◆ STATED EXERCISE: Repeat the lines below exactly as they appear, but leave out the images.

◆ SOURCE MATERIAL:

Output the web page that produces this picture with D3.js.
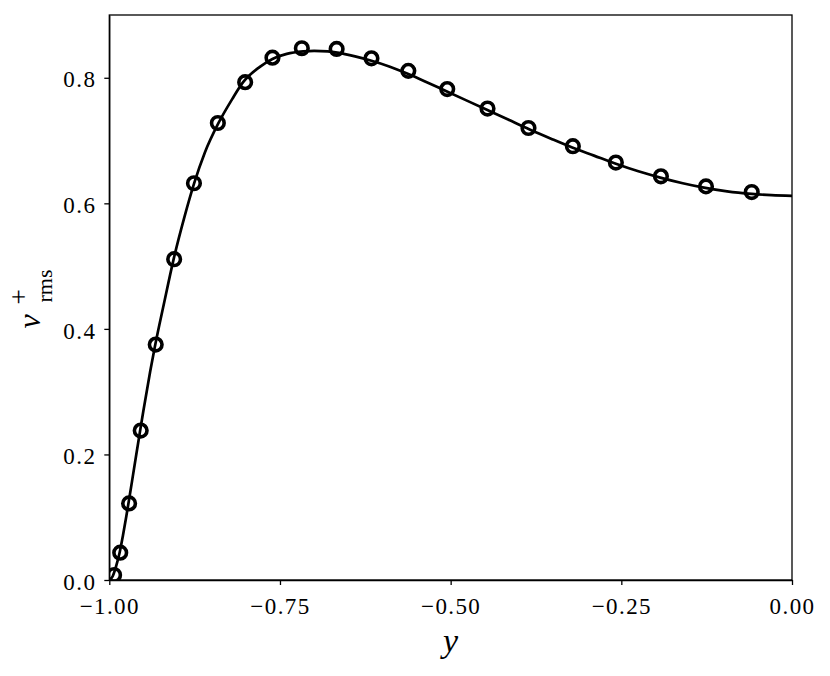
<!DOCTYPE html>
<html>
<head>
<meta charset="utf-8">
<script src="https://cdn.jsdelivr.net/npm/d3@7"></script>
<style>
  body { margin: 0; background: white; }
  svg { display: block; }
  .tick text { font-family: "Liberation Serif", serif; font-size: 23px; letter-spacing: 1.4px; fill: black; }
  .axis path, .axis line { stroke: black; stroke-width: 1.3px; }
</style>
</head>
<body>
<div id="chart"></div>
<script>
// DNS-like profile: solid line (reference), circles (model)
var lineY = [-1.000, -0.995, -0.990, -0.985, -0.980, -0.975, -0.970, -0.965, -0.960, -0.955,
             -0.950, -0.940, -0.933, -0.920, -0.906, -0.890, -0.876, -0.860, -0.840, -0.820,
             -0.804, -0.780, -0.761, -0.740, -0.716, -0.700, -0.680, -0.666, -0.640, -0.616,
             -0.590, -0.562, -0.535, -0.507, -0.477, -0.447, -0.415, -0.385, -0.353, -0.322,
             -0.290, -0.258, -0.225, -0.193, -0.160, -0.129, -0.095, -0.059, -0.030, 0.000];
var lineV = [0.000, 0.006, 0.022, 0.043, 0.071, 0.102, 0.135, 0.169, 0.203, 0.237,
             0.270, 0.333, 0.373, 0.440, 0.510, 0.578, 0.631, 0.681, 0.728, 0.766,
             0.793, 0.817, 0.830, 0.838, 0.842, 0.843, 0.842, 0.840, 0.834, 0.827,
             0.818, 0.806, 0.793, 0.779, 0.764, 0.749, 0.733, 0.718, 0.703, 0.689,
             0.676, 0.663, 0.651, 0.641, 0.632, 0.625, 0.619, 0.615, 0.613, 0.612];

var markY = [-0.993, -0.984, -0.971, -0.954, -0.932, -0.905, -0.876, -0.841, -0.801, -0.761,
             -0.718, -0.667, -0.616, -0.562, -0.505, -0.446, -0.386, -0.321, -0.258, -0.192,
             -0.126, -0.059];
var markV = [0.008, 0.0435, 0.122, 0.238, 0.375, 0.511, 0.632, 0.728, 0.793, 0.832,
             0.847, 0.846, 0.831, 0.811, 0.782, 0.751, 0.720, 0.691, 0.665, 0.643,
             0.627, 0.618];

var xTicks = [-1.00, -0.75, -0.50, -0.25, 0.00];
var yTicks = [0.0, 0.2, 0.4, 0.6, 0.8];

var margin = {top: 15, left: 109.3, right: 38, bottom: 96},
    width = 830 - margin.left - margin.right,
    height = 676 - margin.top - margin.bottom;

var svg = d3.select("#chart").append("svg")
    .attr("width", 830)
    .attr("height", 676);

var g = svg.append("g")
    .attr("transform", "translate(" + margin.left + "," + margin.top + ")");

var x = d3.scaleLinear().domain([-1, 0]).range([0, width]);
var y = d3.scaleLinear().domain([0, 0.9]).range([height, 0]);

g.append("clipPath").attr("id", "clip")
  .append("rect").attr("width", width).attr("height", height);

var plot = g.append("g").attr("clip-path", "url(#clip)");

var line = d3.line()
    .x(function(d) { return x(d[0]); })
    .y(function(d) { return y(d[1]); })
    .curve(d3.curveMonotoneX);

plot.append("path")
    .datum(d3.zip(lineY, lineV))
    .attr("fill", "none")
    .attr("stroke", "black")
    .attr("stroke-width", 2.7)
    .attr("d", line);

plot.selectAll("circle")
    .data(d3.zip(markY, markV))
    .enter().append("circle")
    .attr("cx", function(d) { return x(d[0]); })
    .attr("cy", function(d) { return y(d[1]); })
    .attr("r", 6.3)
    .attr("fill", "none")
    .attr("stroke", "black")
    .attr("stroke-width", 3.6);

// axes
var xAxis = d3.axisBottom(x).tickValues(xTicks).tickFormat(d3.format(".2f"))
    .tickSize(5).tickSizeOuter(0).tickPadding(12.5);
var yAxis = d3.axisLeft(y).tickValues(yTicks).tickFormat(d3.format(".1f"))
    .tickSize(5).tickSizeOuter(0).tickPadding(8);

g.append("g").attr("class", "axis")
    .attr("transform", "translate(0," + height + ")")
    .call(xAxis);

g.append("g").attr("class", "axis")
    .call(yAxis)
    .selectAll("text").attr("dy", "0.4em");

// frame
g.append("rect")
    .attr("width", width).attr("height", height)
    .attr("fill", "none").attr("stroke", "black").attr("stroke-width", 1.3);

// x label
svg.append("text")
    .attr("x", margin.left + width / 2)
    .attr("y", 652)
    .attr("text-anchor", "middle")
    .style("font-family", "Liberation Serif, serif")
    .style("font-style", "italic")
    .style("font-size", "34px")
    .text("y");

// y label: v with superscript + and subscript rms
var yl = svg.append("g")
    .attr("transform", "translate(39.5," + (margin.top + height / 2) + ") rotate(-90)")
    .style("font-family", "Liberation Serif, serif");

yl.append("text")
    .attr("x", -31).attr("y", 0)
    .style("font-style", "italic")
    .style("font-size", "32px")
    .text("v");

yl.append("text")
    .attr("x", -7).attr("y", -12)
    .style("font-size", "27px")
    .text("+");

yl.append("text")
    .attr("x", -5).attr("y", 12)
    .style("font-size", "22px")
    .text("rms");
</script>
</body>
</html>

◆ EXERCISE ANSWER:
Output the web page that produces this picture with D3.js.
<!DOCTYPE html>
<html>
<head>
<meta charset="utf-8">
<script src="https://cdn.jsdelivr.net/npm/d3@7"></script>
<style>
  body { margin: 0; background: white; }
  svg { display: block; }
  .tick text { font-family: "Liberation Serif", serif; font-size: 23px; letter-spacing: 1.4px; fill: black; }
  .axis path, .axis line { stroke: black; stroke-width: 1.3px; }
</style>
</head>
<body>
<div id="chart"></div>
<script>
// DNS-like profile: solid line (reference), circles (model)
var lineY = [-1.000, -0.995, -0.990, -0.985, -0.980, -0.975, -0.970, -0.965, -0.960, -0.955,
             -0.950, -0.940, -0.933, -0.920, -0.906, -0.890, -0.876, -0.860, -0.840, -0.820,
             -0.804, -0.780, -0.761, -0.740, -0.716, -0.700, -0.680, -0.666, -0.640, -0.616,
             -0.590, -0.562, -0.535, -0.507, -0.477, -0.447, -0.415, -0.385, -0.353, -0.322,
             -0.290, -0.258, -0.225, -0.193, -0.160, -0.129, -0.095, -0.059, -0.030, 0.000];
var lineV = [0.000, 0.006, 0.022, 0.043, 0.071, 0.102, 0.135, 0.169, 0.203, 0.237,
             0.270, 0.333, 0.373, 0.440, 0.510, 0.578, 0.631, 0.681, 0.728, 0.766,
             0.793, 0.817, 0.830, 0.838, 0.842, 0.843, 0.842, 0.840, 0.834, 0.827,
             0.818, 0.806, 0.793, 0.779, 0.764, 0.749, 0.733, 0.718, 0.703, 0.689,
             0.676, 0.663, 0.651, 0.641, 0.632, 0.625, 0.619, 0.615, 0.613, 0.612];

var markY = [-0.993, -0.984, -0.971, -0.954, -0.932, -0.905, -0.876, -0.841, -0.801, -0.761,
             -0.718, -0.667, -0.616, -0.562, -0.505, -0.446, -0.386, -0.321, -0.258, -0.192,
             -0.126, -0.059];
var markV = [0.008, 0.0435, 0.122, 0.238, 0.375, 0.511, 0.632, 0.728, 0.793, 0.832,
             0.847, 0.846, 0.831, 0.811, 0.782, 0.751, 0.720, 0.691, 0.665, 0.643,
             0.627, 0.618];

var xTicks = [-1.00, -0.75, -0.50, -0.25, 0.00];
var yTicks = [0.0, 0.2, 0.4, 0.6, 0.8];

var margin = {top: 15, left: 109.3, right: 38, bottom: 96},
    width = 830 - margin.left - margin.right,
    height = 676 - margin.top - margin.bottom;

var svg = d3.select("#chart").append("svg")
    .attr("width", 830)
    .attr("height", 676);

var g = svg.append("g")
    .attr("transform", "translate(" + margin.left + "," + margin.top + ")");

var x = d3.scaleLinear().domain([-1, 0]).range([0, width]);
var y = d3.scaleLinear().domain([0, 0.9]).range([height, 0]);

g.append("clipPath").attr("id", "clip")
  .append("rect").attr("width", width).attr("height", height);

var plot = g.append("g").attr("clip-path", "url(#clip)");

var line = d3.line()
    .x(function(d) { return x(d[0]); })
    .y(function(d) { return y(d[1]); })
    .curve(d3.curveMonotoneX);

plot.append("path")
    .datum(d3.zip(lineY, lineV))
    .attr("fill", "none")
    .attr("stroke", "black")
    .attr("stroke-width", 2.7)
    .attr("d", line);

plot.selectAll("circle")
    .data(d3.zip(markY, markV))
    .enter().append("circle")
    .attr("cx", function(d) { return x(d[0]); })
    .attr("cy", function(d) { return y(d[1]); })
    .attr("r", 6.3)
    .attr("fill", "none")
    .attr("stroke", "black")
    .attr("stroke-width", 3.6);

// axes
var xAxis = d3.axisBottom(x).tickValues(xTicks).tickFormat(d3.format(".2f"))
    .tickSize(5).tickSizeOuter(0).tickPadding(12.5);
var yAxis = d3.axisLeft(y).tickValues(yTicks).tickFormat(d3.format(".1f"))
    .tickSize(5).tickSizeOuter(0).tickPadding(8);

g.append("g").attr("class", "axis")
    .attr("transform", "translate(0," + height + ")")
    .call(xAxis);

g.append("g").attr("class", "axis")
    .call(yAxis)
    .selectAll("text").attr("dy", "0.4em");

// frame
g.append("rect")
    .attr("width", width).attr("height", height)
    .attr("fill", "none").attr("stroke", "black").attr("stroke-width", 1.3);

// x label
svg.append("text")
    .attr("x", margin.left + width / 2)
    .attr("y", 652)
    .attr("text-anchor", "middle")
    .style("font-family", "Liberation Serif, serif")
    .style("font-style", "italic")
    .style("font-size", "34px")
    .text("y");

// y label: v with superscript + and subscript rms
var yl = svg.append("g")
    .attr("transform", "translate(39.5," + (margin.top + height / 2) + ") rotate(-90)")
    .style("font-family", "Liberation Serif, serif");

yl.append("text")
    .attr("x", -31).attr("y", 0)
    .style("font-style", "italic")
    .style("font-size", "32px")
    .text("v");

yl.append("text")
    .attr("x", -7).attr("y", -12)
    .style("font-size", "27px")
    .text("+");

yl.append("text")
    .attr("x", -5).attr("y", 12)
    .style("font-size", "22px")
    .text("rms");
</script>
</body>
</html>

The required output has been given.